Policy Gradient#

Where can policy gradients be applied?#

Policy gradient is specifically used to update policy networks that outputs probability for each actions.

Warning

Incoming math!

The policy gradient in simple terms.#

First, we have a policy network \( \pi \), the current state \( s \), reward for each action \( r_i \), and probability for each actions \( \pi(s)_i \).

The expected future reward (value function) of this state is thus

\[ G = \sum_i \pi(s)_i r_i \]

To maximize the value function of this state, we wish to find the gradient of the expected future reward \( \nabla G \), which is

\[ \nabla \sum_i \pi(s)_i r_i \]

Because rewards are scalars and determined by the environment,

\[ \nabla G = \sum_i r_i \nabla \pi(s)_i \]

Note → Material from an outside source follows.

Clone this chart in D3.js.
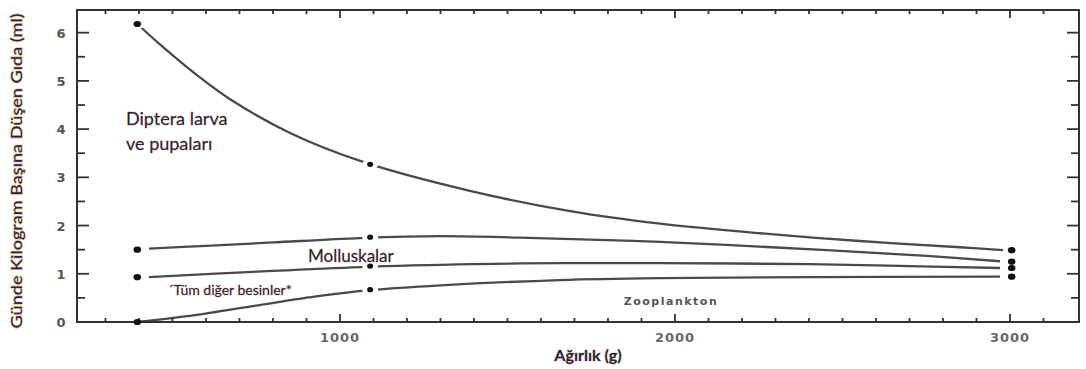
<!DOCTYPE html>
<html lang="tr">
  <head>
    <meta charset="utf-8">
    <title>Günde kilogram başına düşen gıda</title>
    <script src="https://cdnjs.cloudflare.com/ajax/libs/d3/7.8.0/d3.min.js"></script>
    <style>
      body { margin: 0; background: #fff; }
      .lbl { font-family: Lato, "Open Sans", sans-serif; fill: #22264a; stroke: #e8a860; stroke-width: 0.9px; paint-order: stroke; stroke-opacity: 0.7; }
      .tick-y { font-family: "DejaVu Sans", sans-serif; font-size: 13px; font-weight: bold; fill: #555; }
      .tick-x { font-family: "DejaVu Sans", sans-serif; font-size: 13px; font-weight: bold; fill: #666; letter-spacing: 1px; }
      .curve { fill: none; stroke: #2a2a2a; stroke-width: 2.3px; stroke-opacity: 0.85; }
    </style>
  </head>
  <body>
    <div id="chart"></div>
    <script>
      // Ağırlık (g) değerleri ve eğriler
      var diptX = [395, 472, 573, 672, 851, 1069, 1388, 1687, 1955, 2254, 2552, 2851, 2979];
      var diptY = [6.18, 5.70, 5.12, 4.62, 3.92, 3.32, 2.72, 2.30, 2.04, 1.84, 1.68, 1.55, 1.49];

      var mollX = [430, 600, 800, 1060, 1300, 1537, 1955, 2454, 2752, 2970];
      var mollY = [1.52, 1.58, 1.65, 1.74, 1.78, 1.75, 1.66, 1.49, 1.37, 1.26];

      var digerX = [430, 740, 1060, 1400, 1657, 1955, 2400, 2700, 2970];
      var digerY = [0.93, 1.04, 1.14, 1.20, 1.22, 1.22, 1.20, 1.16, 1.12];

      var zooX = [395, 543, 740, 940, 1090, 1300, 1657, 1955, 2400, 2970];
      var zooY = [0, 0.12, 0.33, 0.54, 0.66, 0.76, 0.87, 0.91, 0.93, 0.94];

      // ölçüm noktaları
      var dotX = [395, 1090, 3005];
      var dotY = [
        [6.18, 1.50, 0.93, 0],
        [3.27, 1.76, 1.16, 0.67],
        [1.49, 1.25, 1.12, 0.94]
      ];

      var yTicks = [0, 1, 2, 3, 4, 5, 6];
      var xTicks = [1000, 2000, 3000];

      var W = 1086, H = 369;
      var mLeft = 77, mRight = 1079, mTop = 10, mBottom = 322;

      var svg = d3.select("#chart").append("svg")
        .attr("width", W).attr("height", H);

      var x = d3.scaleLinear().domain([215, 3206]).range([mLeft, mRight]);
      var y = d3.scaleLinear().domain([0, 6.47]).range([mBottom, mTop]);

      // frame
      svg.append("rect")
        .attr("x", mLeft).attr("y", mTop)
        .attr("width", mRight - mLeft).attr("height", mBottom - mTop)
        .attr("fill", "none").attr("stroke", "#333").attr("stroke-width", 2);

      // minor/major ticks on all four sides
      var xt = d3.range(300, 3101, 100);
      var tk = svg.append("g").attr("stroke", "#333").attr("stroke-width", 1.8);
      xt.forEach(function(v) {
        var len = v % 1000 === 0 ? 8 : 4;
        tk.append("line").attr("x1", x(v)).attr("x2", x(v)).attr("y1", mBottom).attr("y2", mBottom - len);
        tk.append("line").attr("x1", x(v)).attr("x2", x(v)).attr("y1", mTop).attr("y2", mTop + len);
      });
      d3.range(0.5, 6.01, 0.5).forEach(function(v) {
        var len = v % 1 === 0 ? 12 : 8;
        tk.append("line").attr("x1", mLeft).attr("x2", mLeft + len).attr("y1", y(v)).attr("y2", y(v));
        tk.append("line").attr("x1", mRight).attr("x2", mRight - len).attr("y1", y(v)).attr("y2", y(v));
      });

      svg.selectAll(".tick-y").data(yTicks).enter().append("text")
        .attr("class", "tick-y")
        .attr("x", 61).attr("y", function(d) { return y(d) + 5; })
        .attr("text-anchor", "middle")
        .text(function(d) { return d; });

      svg.selectAll(".tick-x").data(xTicks).enter().append("text")
        .attr("class", "tick-x")
        .attr("x", function(d) { return x(d); }).attr("y", 342)
        .attr("text-anchor", "middle")
        .text(function(d) { return d; });

      // curves
      var line = d3.line()
        .x(function(d) { return x(d[0]); })
        .y(function(d) { return y(d[1]); })
        .curve(d3.curveCatmullRom.alpha(0.5));

      [[diptX, diptY], [mollX, mollY], [digerX, digerY], [zooX, zooY]].forEach(function(s) {
        svg.append("path").attr("class", "curve")
          .attr("d", line(d3.zip(s[0], s[1])));
      });

      // breaks in the lines around the points, then the points
      dotX.forEach(function(xv, i) {
        if (i === 2) return;
        dotY[i].forEach(function(yv, j) {
          if (i === 0 && j === 3) return;
          svg.append("ellipse")
            .attr("cx", x(xv)).attr("cy", y(yv))
            .attr("rx", 8).attr("ry", 5).attr("fill", "#fff");
        });
      });
      dotX.forEach(function(xv, i) {
        dotY[i].forEach(function(yv) {
          svg.append("ellipse")
            .attr("cx", x(xv)).attr("cy", y(yv))
            .attr("rx", i === 1 ? 3 : 3.8).attr("ry", i === 1 ? 2.6 : 3.1)
            .attr("fill", "#111");
        });
      });

      // labels
      svg.append("text").attr("class", "lbl")
        .attr("x", 126).attr("y", 125).style("font-size", "18px").text("Diptera larva");
      svg.append("text").attr("class", "lbl")
        .attr("x", 126).attr("y", 150).style("font-size", "18px").text("ve pupaları");
      svg.append("text").attr("class", "lbl")
        .attr("x", 308).attr("y", 262).style("font-size", "17px").text("Molluskalar");
      svg.append("text").attr("class", "lbl")
        .attr("x", 168).attr("y", 295).style("font-size", "14px").text("´Tüm diğer besinler*");
      svg.append("text")
        .attr("x", 671).attr("y", 305)
        .attr("text-anchor", "middle")
        .style("font-family", "DejaVu Sans, sans-serif").style("font-size", "11px")
        .style("font-weight", "bold").style("letter-spacing", "1.5px")
        .attr("fill", "#555").text("Zooplankton");

      svg.append("text").attr("class", "lbl")
        .attr("x", 588).attr("y", 361).attr("text-anchor", "middle")
        .style("font-size", "16px").style("font-weight", "bold").text("Ağırlık (g)");

      svg.append("text").attr("class", "lbl")
        .attr("transform", "translate(22,171) rotate(-90)")
        .attr("text-anchor", "middle")
        .attr("textLength", 315).attr("lengthAdjust", "spacingAndGlyphs")
        .style("stroke-width", "1.4px")
        .style("font-size", "16px").text("Günde Kilogram Başına Düşen Gıda (ml)");
    </script>
  </body>
</html>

Since \( \pi(s)_i \) is the probability of each action (which usually is non-zero), we divide and multiply by it in the previous equation

\[ \nabla G = \sum_i r_i \frac{ \nabla \pi(s)_i }{ \pi(s)_i } \pi(s)_i \]

We notice that this looks like the formula for expectation! So the equation is reduced to:

\[ \nabla G = E_{\sim\pi(s)}[ r_i \frac{ \nabla \pi(s)_i }{ \pi(s)_i } ] \]

Which is equivalent to

\[ \nabla G = E_{\sim\pi(s)}[ r_i \nabla \log \pi(s)_i ] \]

Voila! This is the reason you see log-probability quite often in policy gradients.